From 1925 to 1928, Benton spent much of his time on sketching tours, in some instances traveling for six months at a time. On these trips, the artist produced numerous drawings that he used in his studio as the basis for clay models, which in turn were employed as studies when he finally undertook an easel painting. During one of these trips to the Texas Panhandle in 1926, Benton found time for an excursion to Santa Fe, New Mexico. His experience in this uniquely American locale was likely the inspiration for the present work. In Navajo Sand Benton seizes on the mythic, popular understanding of the American West and its cowboys and Indians, combining it with his consistent commitment to truth in his regional subjects. Here, while depicting a figure that could easily be overly romanticized, Benton renders his Navajo herder as a modern American, with great dignity, as he watches over his flock. Such sympathetic depictions of the toiling farmer, herder or laborer are perhaps Benton’s most renowned works, offering a celebratory view of an idyllic American way of life.

In Navajo Sand, however, the land is as much the subject as the man. As seen here, Benton’s best works feature rhythmic, rolling landscapes in which he deftly captures the unique characteristics of the land while creating a cohesive setting for his figural subjects. Matthew Baigell writes of such landscapes, “In these, it would appear that Benton’s overwhelming love of America found its true outlet—in the streams, hills, and the mountains of the country, populated by people unsuspectingly living out their time, quietly enjoying themselves, living easily on the land, celebrating nothing more than their existence.” (Thomas Hart Benton, New York, 1973, p. 183) In the present work, Benton truly integrates his figure into the landscape, with the stylized human form mimicking the curves of the rolling hills, skyline and cloud formations in the sky. These parallel shapes are organized into horizontal bands, creating a composition of linear blocks similar to the approach of several American and European Modernist artists of the era. Benton, however, clearly chose a more realistic, figurative approach to render his distinct version of the American spirit. While he depicts a literal subject here, he imbues that subject with a tangible sense of motion by using sinuous line, fluid expressive brushwork and, as is typical of Benton’s best paintings, a spiraling configuration that pulls each individual element into a unifying visual rhythm.

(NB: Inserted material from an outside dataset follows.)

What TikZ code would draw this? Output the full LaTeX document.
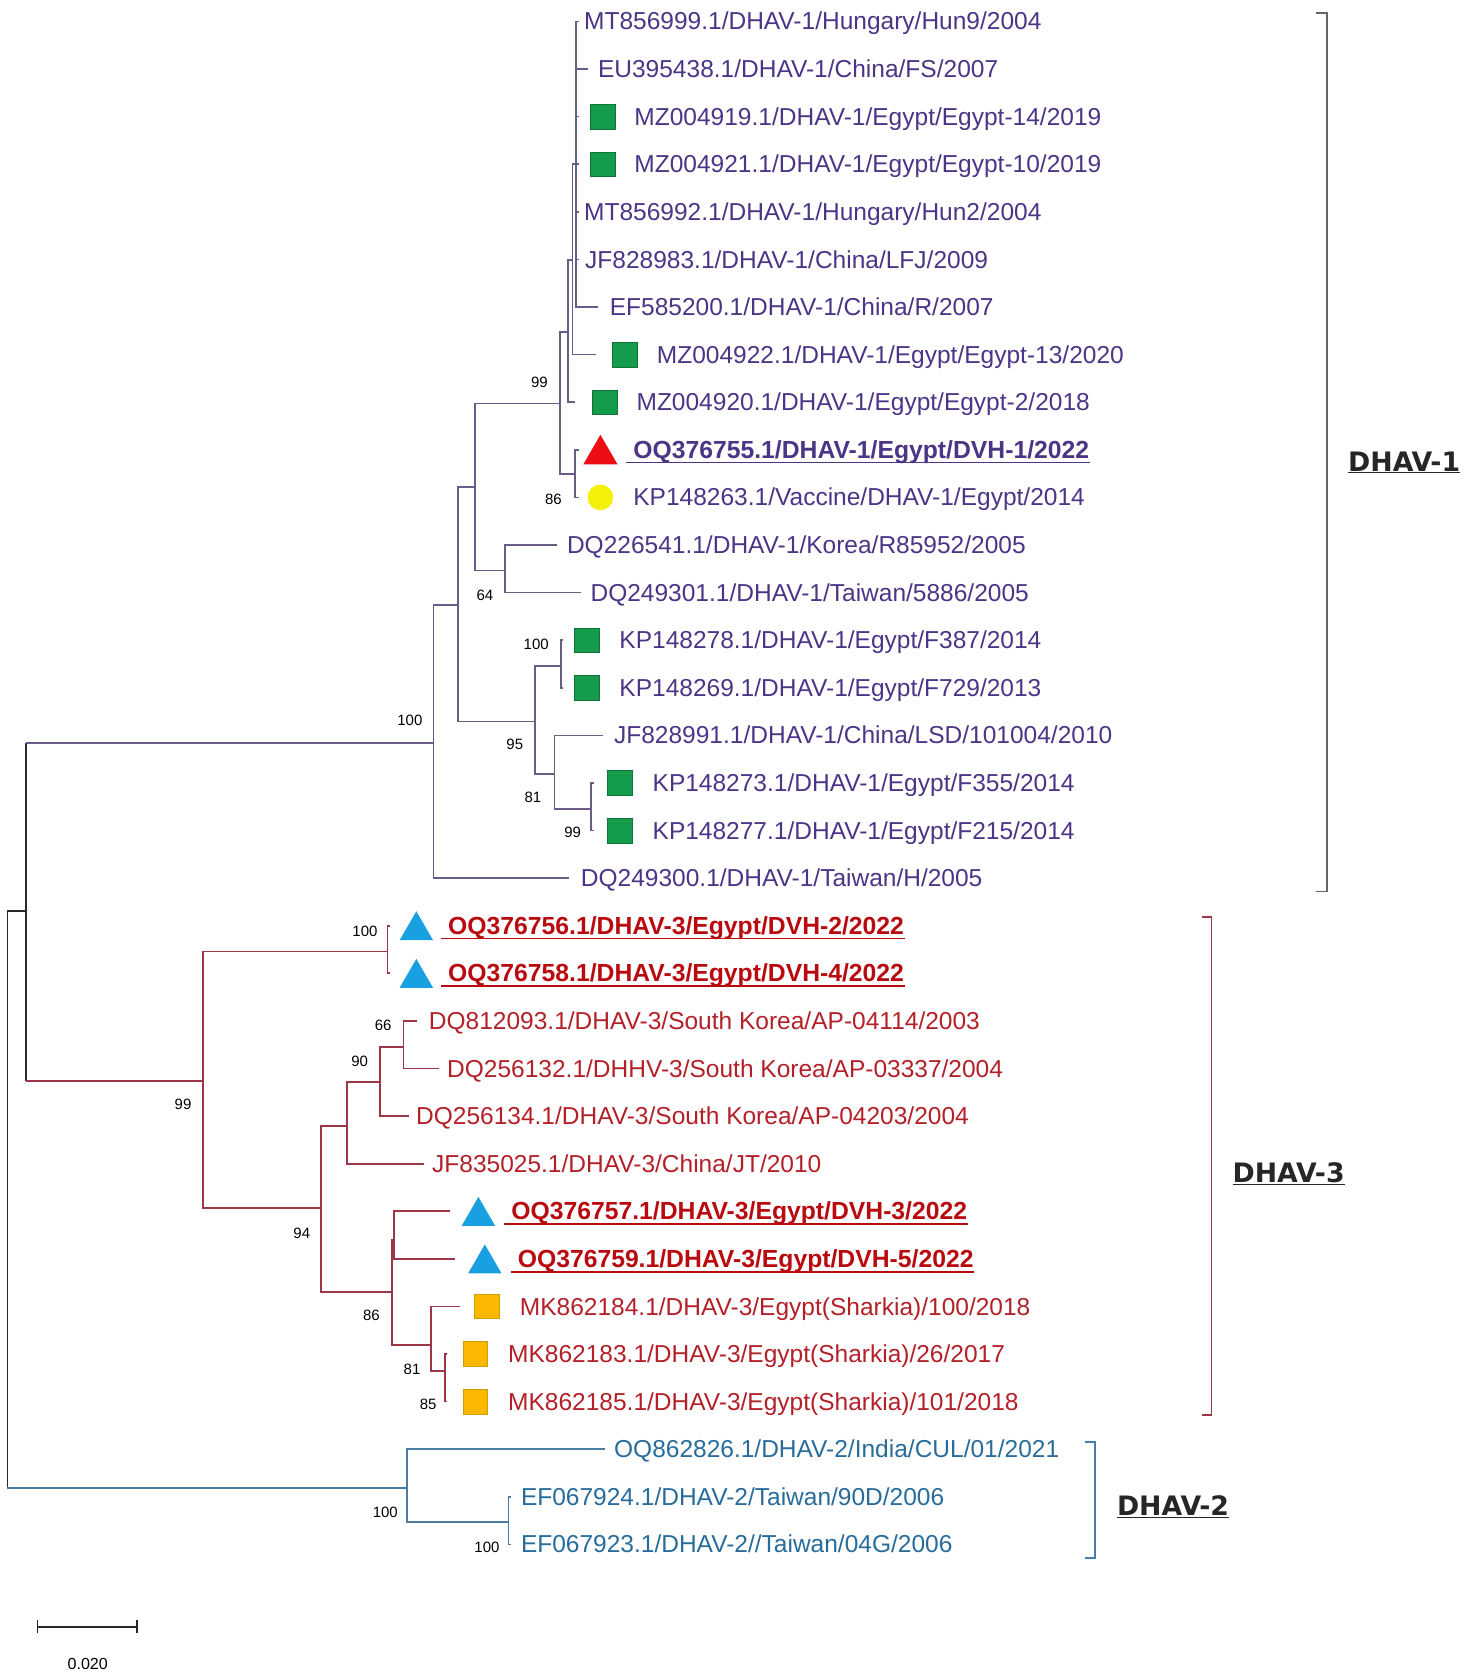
\documentclass[tikz,border=0pt]{standalone}
\usepackage{fontspec}
\setmainfont{Liberation Sans}
\newfontfamily\cladefont{DejaVu Sans}
\usetikzlibrary{shapes.geometric}
\definecolor{ptext}{RGB}{76,52,135}
\definecolor{pline}{RGB}{105,92,135}
\definecolor{rtext}{RGB}{180,32,40}
\definecolor{rbold}{RGB}{185,10,15}
\definecolor{rline}{RGB}{155,55,70}
\definecolor{btext}{RGB}{40,108,155}
\definecolor{bline}{RGB}{75,125,165}
\definecolor{gsq}{RGB}{20,155,75}
\definecolor{osq}{RGB}{250,185,0}
\definecolor{btri}{RGB}{25,160,225}
\definecolor{rtri}{RGB}{235,15,20}
\definecolor{ycirc}{RGB}{245,240,10}
\definecolor{dark}{RGB}{40,40,45}
\definecolor{brk}{RGB}{100,100,110}
\tikzset{
 taxon/.style={anchor=base west, inner sep=0, font=\fontsize{22.9}{26}\selectfont},
 btaxon/.style={taxon, font=\fontsize{23.1}{26}\selectfont\bfseries},
 boot/.style={inner sep=0, font=\fontsize{14}{16}\selectfont, text=black},
 gsquare/.style={rectangle, fill=gsq, draw=gsq!75!black, line width=0.6pt, minimum size=23pt, inner sep=0},
 osquare/.style={rectangle, fill=osq, draw=osq!85!black, line width=0.6pt, minimum size=23pt, inner sep=0},
 ycircle/.style={circle, fill=ycirc, minimum size=24pt, inner sep=0},
 rtriangle/.style={regular polygon, regular polygon sides=3, fill=rtri, minimum size=37pt, inner sep=0, yshift=-4.5pt},
 btriangle/.style={regular polygon, regular polygon sides=3, fill=btri, minimum size=36pt, inner sep=0, yshift=-4.5pt},
 cladelbl/.style={inner sep=0, font=\cladefont\bfseries\fontsize{25}{28}\selectfont, text=black!85},
 uline/.style={line width=1.6pt},
}
\newcommand{\tx}[6]{\node[#6,text=#4] (#1) at (#2,#3+8) {#5};}
\begin{document}
\begin{tikzpicture}[x=1pt,y=-1pt,line width=1.6pt]
\useasboundingbox (0,0) rectangle (1380,1569.7);
% ---------- leaf tips ----------
\coordinate (t1) at (541,20);
\coordinate (t2) at (549,64.5);
\coordinate (t3) at (541,108.9);
\coordinate (t4) at (541,153.4);
\coordinate (t5) at (541,197.9);
\coordinate (t6) at (541,242.4);
\coordinate (t7) at (559,286.8);
\coordinate (t8) at (557,331.3);
\coordinate (t9) at (537,375.8);
\coordinate (t10) at (541,420.2);
\coordinate (t11) at (541,464.7);
\coordinate (t12) at (520,509.2);
\coordinate (t13) at (543,553.6);
\coordinate (t14) at (526,598.1);
\coordinate (t15) at (526,642.6);
\coordinate (t16) at (563,687.1);
\coordinate (t17) at (555,731.5);
\coordinate (t18) at (555,776);
\coordinate (t19) at (532,820.5);
\coordinate (t20) at (364,864.9);
\coordinate (t21) at (364,909.4);
\coordinate (t22) at (390,953.9);
\coordinate (t23) at (410,998.3);
\coordinate (t24) at (382,1042.8);
\coordinate (t25) at (396,1087.3);
\coordinate (t26) at (420,1131.8);
\coordinate (t27) at (425,1176.2);
\coordinate (t28) at (430,1220.7);
\coordinate (t29) at (418,1265.2);
\coordinate (t30) at (418,1309.6);
\coordinate (t31) at (565,1354.1);
\coordinate (t32) at (477,1398.6);
\coordinate (t33) at (477,1443);
% ---------- internal nodes ----------
\coordinate (root) at (7,1120);
\coordinate (A) at (24,851);
\coordinate (N1) at (405,694);
\coordinate (B) at (428,565);
\coordinate (C) at (444,455);
\coordinate (E) at (472,533);
\coordinate (F) at (523,377);
\coordinate (G0) at (531,310);
\coordinate (G1) at (535,243);
\coordinate (G2) at (538,153);
\coordinate (H) at (537,443);
\coordinate (D) at (500,674);
\coordinate (I) at (524,622);
\coordinate (J) at (518,723);
\coordinate (K) at (552,756);
\coordinate (L) at (190,1010);
\coordinate (M) at (362,889);
\coordinate (N) at (300,1129);
\coordinate (O) at (324,1052);
\coordinate (P) at (355,1011);
\coordinate (Q) at (377,978);
\coordinate (R) at (366,1207);
\coordinate (S) at (368,1158);
\coordinate (T) at (403,1257);
\coordinate (U) at (416,1281);
\coordinate (V) at (380,1390);
\coordinate (W) at (475,1422);
% ---------- branches ----------
\draw[dark] (root |- A) -- (root |- V);
\draw[dark] (root |- A) -- (A);
\draw[bline] (root |- V) -- (V);
\draw[dark] (A |- N1) -- (A |- L);
\draw[pline] (A |- N1) -- (N1);
\draw[rline] (A |- L) -- (L);
\begin{scope}[pline]
\draw (N1) |- (B); \draw (N1) |- (t19);
\draw (B) |- (C); \draw (B) |- (D);
\draw (C) |- (F); \draw (C) |- (E);
\draw (E) |- (t12); \draw (E) |- (t13);
\draw (F) |- (G0); \draw (F) |- (H);
\draw (G0) |- (G1); \draw (G0) |- (t9);
\draw (G1) |- (G2); \draw (G1) |- (t8);
\foreach \i in {1,...,7} {\draw (G2) |- (t\i);}
\draw (H) |- (t10); \draw (H) |- (t11);
\draw (D) |- (I); \draw (D) |- (J);
\draw (I) |- (t14); \draw (I) |- (t15);
\draw (J) |- (t16); \draw (J) |- (K);
\draw (K) |- (t17); \draw (K) |- (t18);
\end{scope}
\begin{scope}[rline]
\draw (L) |- (M); \draw (L) |- (N);
\draw (M) |- (t20); \draw (M) |- (t21);
\draw (N) |- (O); \draw (N) |- (R);
\draw (O) |- (P); \draw (O) |- (t25);
\draw (P) |- (Q); \draw (P) |- (t24);
\draw (Q) |- (t22); \draw (Q) |- (t23);
\draw (R) |- (S); \draw (R) |- (T);
\draw (S) |- (t26); \draw (S) |- (t27);
\draw (T) |- (t28); \draw (T) |- (U);
\draw (U) |- (t29); \draw (U) |- (t30);
\end{scope}
\begin{scope}[bline]
\draw (V) |- (t31); \draw (V) |- (W);
\draw (W) |- (t32); \draw (W) |- (t33);
\end{scope}
% ---------- symbols ----------
\node[gsquare] (s3) at (563,108.9) {};
\node[gsquare] (s4) at (563,153.4) {};
\node[gsquare] (s8) at (584,331.3) {};
\node[gsquare] (s9) at (565,375.8) {};
\node[rtriangle] (s10) at (561,420.2) {};
\node[ycircle] (s11) at (561,464.7) {};
\node[gsquare] (s14) at (548,598.1) {};
\node[gsquare] (s15) at (548,642.6) {};
\node[gsquare] (s17) at (579,731.5) {};
\node[gsquare] (s18) at (579,776) {};
\node[btriangle] (s20) at (389,864.9) {};
\node[btriangle] (s21) at (389,909.4) {};
\node[btriangle] (s26) at (447,1131.8) {};
\node[btriangle] (s27) at (453,1176.2) {};
\node[osquare] (s28) at (455,1220.7) {};
\node[osquare] (s29) at (444,1265.2) {};
\node[osquare] (s30) at (444,1309.6) {};
% ---------- labels ----------
\tx{l1}{545}{20}{ptext}{MT856999.1/DHAV-1/Hungary/Hun9/2004}{taxon}
\tx{l2}{558}{64.5}{ptext}{EU395438.1/DHAV-1/China/FS/2007}{taxon}
\tx{l3}{592}{108.9}{ptext}{MZ004919.1/DHAV-1/Egypt/Egypt-14/2019}{taxon}
\tx{l4}{592}{153.4}{ptext}{MZ004921.1/DHAV-1/Egypt/Egypt-10/2019}{taxon}
\tx{l5}{545}{197.9}{ptext}{MT856992.1/DHAV-1/Hungary/Hun2/2004}{taxon}
\tx{l6}{546}{242.4}{ptext}{JF828983.1/DHAV-1/China/LFJ/2009}{taxon}
\tx{l7}{569}{286.8}{ptext}{EF585200.1/DHAV-1/China/R/2007}{taxon}
\tx{l8}{613}{331.3}{ptext}{MZ004922.1/DHAV-1/Egypt/Egypt-13/2020}{taxon}
\tx{l9}{594}{375.8}{ptext}{MZ004920.1/DHAV-1/Egypt/Egypt-2/2018}{taxon}
\tx{l10}{591}{420.2}{ptext}{OQ376755.1/DHAV-1/Egypt/DVH-1/2022}{btaxon}
\tx{l11}{591}{464.7}{ptext}{KP148263.1/Vaccine/DHAV-1/Egypt/2014}{taxon}
\tx{l12}{529}{509.2}{ptext}{DQ226541.1/DHAV-1/Korea/R85952/2005}{taxon}
\tx{l13}{551}{553.6}{ptext}{DQ249301.1/DHAV-1/Taiwan/5886/2005}{taxon}
\tx{l14}{578}{598.1}{ptext}{KP148278.1/DHAV-1/Egypt/F387/2014}{taxon}
\tx{l15}{578}{642.6}{ptext}{KP148269.1/DHAV-1/Egypt/F729/2013}{taxon}
\tx{l16}{573}{687.1}{ptext}{JF828991.1/DHAV-1/China/LSD/101004/2010}{taxon}
\tx{l17}{609}{731.5}{ptext}{KP148273.1/DHAV-1/Egypt/F355/2014}{taxon}
\tx{l18}{609}{776}{ptext}{KP148277.1/DHAV-1/Egypt/F215/2014}{taxon}
\tx{l19}{542}{820.5}{ptext}{DQ249300.1/DHAV-1/Taiwan/H/2005}{taxon}
\tx{l20}{418}{864.9}{rbold}{OQ376756.1/DHAV-3/Egypt/DVH-2/2022}{btaxon}
\tx{l21}{418}{909.4}{rbold}{OQ376758.1/DHAV-3/Egypt/DVH-4/2022}{btaxon}
\tx{l22}{400}{953.9}{rtext}{DQ812093.1/DHAV-3/South Korea/AP-04114/2003}{taxon}
\tx{l23}{417}{998.3}{rtext}{DQ256132.1/DHHV-3/South Korea/AP-03337/2004}{taxon}
\tx{l24}{388}{1042.8}{rtext}{DQ256134.1/DHAV-3/South Korea/AP-04203/2004}{taxon}
\tx{l25}{403}{1087.3}{rtext}{JF835025.1/DHAV-3/China/JT/2010}{taxon}
\tx{l26}{477}{1131.8}{rbold}{OQ376757.1/DHAV-3/Egypt/DVH-3/2022}{btaxon}
\tx{l27}{483}{1176.2}{rbold}{OQ376759.1/DHAV-3/Egypt/DVH-5/2022}{btaxon}
\tx{l28}{485}{1220.7}{rtext}{MK862184.1/DHAV-3/Egypt(Sharkia)/100/2018}{taxon}
\tx{l29}{474}{1265.2}{rtext}{MK862183.1/DHAV-3/Egypt(Sharkia)/26/2017}{taxon}
\tx{l30}{474}{1309.6}{rtext}{MK862185.1/DHAV-3/Egypt(Sharkia)/101/2018}{taxon}
\tx{l31}{573}{1354.1}{btext}{OQ862826.1/DHAV-2/India/CUL/01/2021}{taxon}
\tx{l32}{486}{1398.6}{btext}{EF067924.1/DHAV-2/Taiwan/90D/2006}{taxon}
\tx{l33}{486}{1443}{btext}{EF067923.1/DHAV-2//Taiwan/04G/2006}{taxon}
% underlines of the new isolates
\draw[uline,ptext] ([xshift=-6pt,yshift=-4pt]l10.base west) -- ([yshift=-4pt]l10.base east);
\foreach \n in {l20,l21,l26,l27}
 {\draw[uline,rbold] ([xshift=-6pt,yshift=-4pt]\n.base west) -- ([yshift=-4pt]\n.base east);}
% ---------- bootstrap values ----------
\node[boot] (b1) at (383,673) {100};
\node[boot] (b2) at (504,357) {99};
\node[boot] (b3) at (517,467) {86};
\node[boot] (b4) at (453,556) {64};
\node[boot] (b5) at (501,602) {100};
\node[boot] (b6) at (481,695) {95};
\node[boot] (b7) at (498,745) {81};
\node[boot] (b8) at (535,778) {99};
\node[boot] (b9) at (341,870) {100};
\node[boot] (b10) at (358,958) {66};
\node[boot] (b11) at (336,992) {90};
\node[boot] (b12) at (171,1032) {99};
\node[boot] (b13) at (282,1152) {94};
\node[boot] (b14) at (347,1229) {86};
\node[boot] (b15) at (385,1279) {81};
\node[boot] (b16) at (400,1312) {85};
\node[boot] (b17) at (360,1413) {100};
\node[boot] (b18) at (455,1446) {100};
% ---------- clade brackets ----------
\coordinate (k1a) at (1240,12); \coordinate (k1b) at (1240,833);
\draw[brk] ([xshift=-10pt]k1a) -- (k1a) -- (k1b) -- ([xshift=-10pt]k1b);
\node[cladelbl] (c1) at (1312,432) {\underline{DHAV-1}};
\coordinate (k3a) at (1132,857); \coordinate (k3b) at (1132,1322);
\draw[rline] ([xshift=-9pt]k3a) -- (k3a) -- (k3b) -- ([xshift=-9pt]k3b);
\node[cladelbl] (c3) at (1204,1097) {\underline{DHAV-3}};
\coordinate (k2a) at (1023,1347); \coordinate (k2b) at (1023,1456);
\draw[bline] ([xshift=-9pt]k2a) -- (k2a) -- (k2b) -- ([xshift=-9pt]k2b);
\node[cladelbl] (c2) at (1096,1408) {\underline{DHAV-2}};
% ---------- scale bar ----------
\coordinate (sa) at (35,1520); \coordinate (sb) at (128,1520);
\draw[dark] (sa) -- (sb);
\draw[dark] ([yshift=6pt]sa) -- ([yshift=-6pt]sa);
\draw[dark] ([yshift=6pt]sb) -- ([yshift=-6pt]sb);
\node[boot, font=\fontsize{15}{17}\selectfont] (sl) at (82,1555) {0.020};
\end{tikzpicture}
\end{document}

By the 1930s, the success of Benton’s unique style and distinctly American subject established the painter as an art world star, his self-portrait gracing the cover of Time magazine in 1934. Benton left New York in 1935 to move permanently back to his home state of Missouri, and up until the 1960s, he continued to make trips throughout the American heartland, gathering material for future paintings. World War II accelerated the transformation of this land. The country became an industrial superpower, and Benton’s rural America began to vanish. Mathew Baigell notes, “By the 1950s and certainly in the 1960s, Benton could no longer insinuate himself easily into conversations; people had become leery of strangers, and the old roads had, as often as not, been paved or even turned into four lane highways. As a result, his ability to feel his way into both the contemporary situation and the past history of an area, as well as to record the typical appearance of a region’s inhabitants, simply evaporated.” (Thomas Hart Benton, New York, 1973, p. 178) When reconsidering and brightening the color palette of Navajo Sand in 1966, Benton must surely have found solace in this earlier composition, reflecting fondly on the state of America at the time of the work’s original execution in 1926. Within the context of this later period of his career, Benton’s view of the American West in Navajo Sand strongly evoked his and the nation’s increasing nostalgia for a rural America under threat from industrialization and agricultural mechanization.